I really want to know how they got written in the first place. It seems clear that somehow, zoning regulations is one of the biggest issues we've got. But everyone has these onerous zoning regulations that make life worse... where did they come from?!



It has it roots from the 20's/30's, but was reinvigorated into what is it now in the 60's/70's as a lot of suburban America was becoming desegregated and redlining was made illegal (redlining is a real estate tactic of marking a red line around an area of town that is the "black" neighborhood, and only showing black customers homes in that neighborhood, etc).

As redlining and segregation had a lot of old white people shaking in their boots complaining about property values, old white people who worked for local government (who were also largely landowners) began implementing zoning regulations that effectively banned any sort of housing being built that was affordable to many citizens. Such as apartment complexes, townhomes, quadplexes, smaller homes, etc.

In today's world, we're now dealing with the continued effects. Wealthier areas of town that do not allow ANY multifamily house. Less wealthier areas of town that do not allow homes to be built off-site, or to have under a certain square footage, effectively ensuring homes there are more expensive than they should be. And then the poorer areas of town only allowing multifamily housing right next to industrial/commercial zoning areas. Effectively preventing anyone (outside of property investors) from affording to own a multifamily property, let alone even be able to legally build a single-family home.

As the separations between middle class and lower class begin to blur, it makes the situation worse for everyone, outside of the financially well-off who either made it big with a business, or have owned property for decades at that point.

Zoning was redefined from a health and safety perspective, to a legal, local government tool to artificially inflate property values by unfairly limiting the types of homes that could be built, and putting the poorer workers and "undesirables" in unsafe communities full of industrial factories, low-wage jobs, and no vertical movement for the community to grow.

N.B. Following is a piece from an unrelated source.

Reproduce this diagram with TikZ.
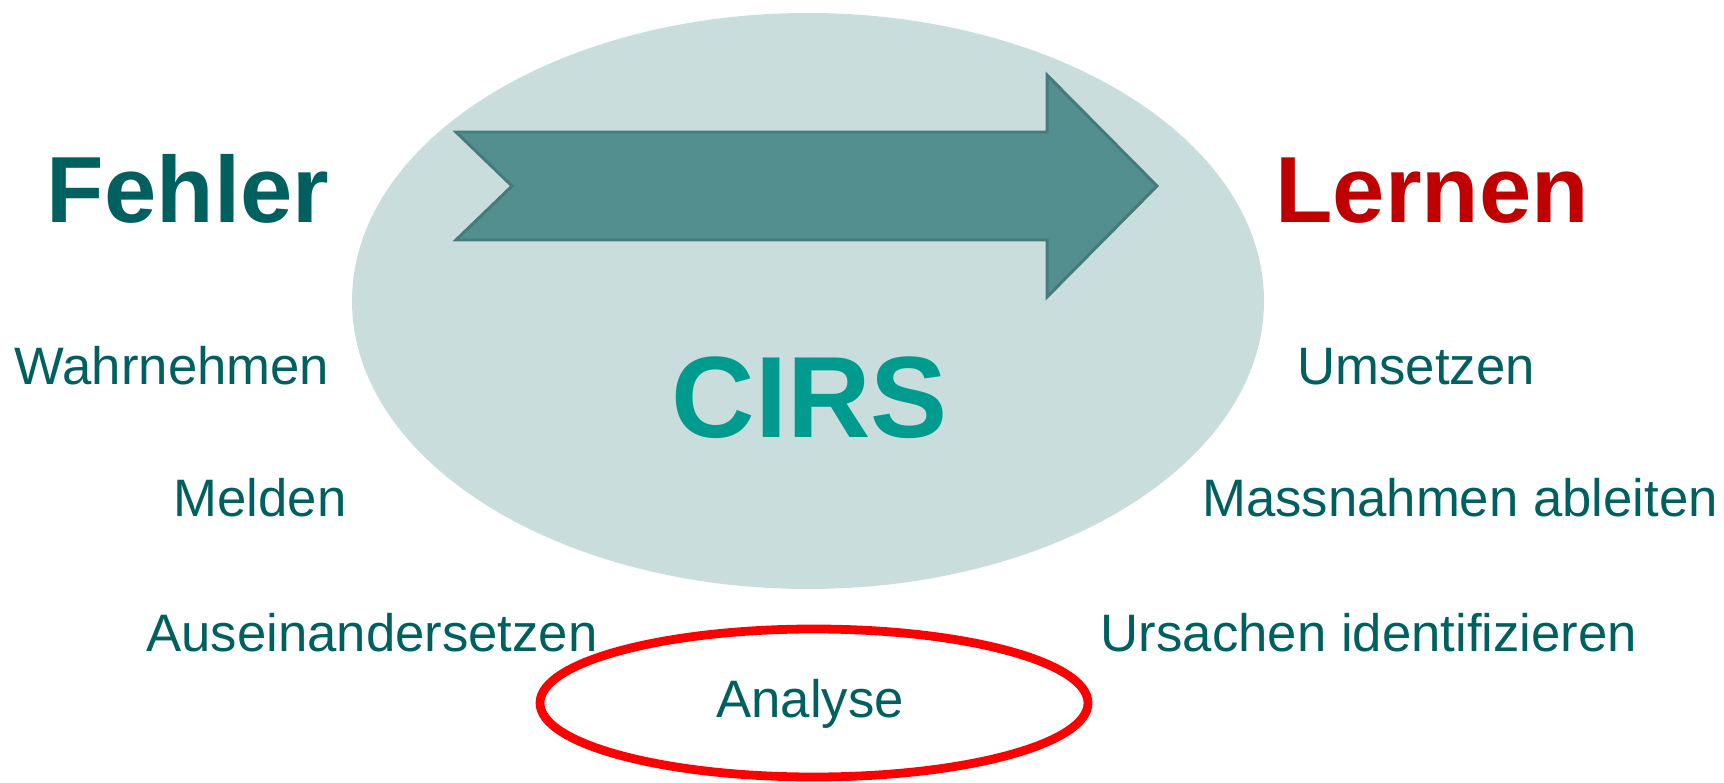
\documentclass[tikz,border=0pt]{standalone}
\usepackage{fontspec}
\setmainfont{Liberation Sans}
\usetikzlibrary{shapes.geometric, positioning}
\definecolor{CIRSDark}{RGB}{0,95,95}
\definecolor{CIRSTeal}{RGB}{0,155,143}
\definecolor{CIRSPale}{RGB}{202,221,221}
\definecolor{CIRSArrow}{RGB}{83,143,143}
\definecolor{CIRSRed}{RGB}{192,0,0}

\begin{document}
\begin{tikzpicture}[x=0.02cm, y=-0.02cm,
          step label/.style={anchor=base, inner sep=0pt, text=CIRSDark,
                     font=\fontsize{30pt}{36pt}\selectfont},
          head label/.style={anchor=base, inner sep=0pt,
                     font=\fontsize{53.5pt}{60pt}\selectfont\bfseries}
        ]
        \useasboundingbox (0,0) rectangle (1724,783);

        % background ellipse and arrow
        \fill[CIRSPale] (808,301) ellipse [x radius=456, y radius=288];
        \draw[fill=CIRSArrow, draw=CIRSArrow!85!black, line width=1.7pt,
              line join=miter]
              (456,132) -- (1047,132) -- (1047,75) -- (1157,186)
              -- (1047,297) -- (1047,240) -- (456,240) -- (512,186) -- cycle;

        \node[head label, text=CIRSDark] (fehler) at (188,223) {Fehler};
        \node[head label, text=CIRSRed]  (lernen) at (1432,223) {Lernen};
        \node[anchor=base, inner sep=0pt, text=CIRSTeal,
              font=\fontsize{65.8pt}{72pt}\selectfont\bfseries]
              (cirs) at (810,438) {CIRS};

        \node[step label] (wahrnehmen) at (172,385) {Wahrnehmen};
        \node[step label] (melden)     at (260,517) {Melden};
        \node[step label] (auseinander) at (372,651) {Auseinandersetzen};

        \node[step label] (umsetzen)   at (1416,385) {Umsetzen};
        \node[step label] (massnahmen) at (1460,517) {Massnahmen ableiten};
        \node[step label] (ursachen)   at (1369,651) {Ursachen identifizieren};

        % highlighted step
        \draw[red, line width=5pt] (814,703) ellipse [x radius=274, y radius=74];
        \node[step label] (analyse) at (810,717) {Analyse};
      \end{tikzpicture}
\end{document}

I think most zoning regulations came as a backlash to the crime waves in the 60s/70s and were intended to keep "safe" neighborhoods "safe". This uses house prices as a tool to separate people into "desirables" and "undesirables" (roughly). China (and the former Soviet Union) did/does it more explicitly via the hukou system - if you don't have a hukou, you can't live in a given city nor attend the school/use the city's resources.

The process in the Soviet Union might not have involved financial capital, but it involved human capital (i.e. if your profession was not "respectable", or if you were ever convicted of a criminal act, you might not receive permission to get an apartment (or even a room) in a top tier city like St. Petersburg or Moscow)


At least back to 1926. https://www.law.cornell.edu/wex/village_of_euclid_v_ambler_r...

Industrialization led to many dirty cities especially before sanitation technology was deployed. Restrictions on more than e.g. 8 unrelated people per house, minimum window requirements, separating the meat packing district from a pure residential neighborhood were in response to tenements which were deathtraps in fires.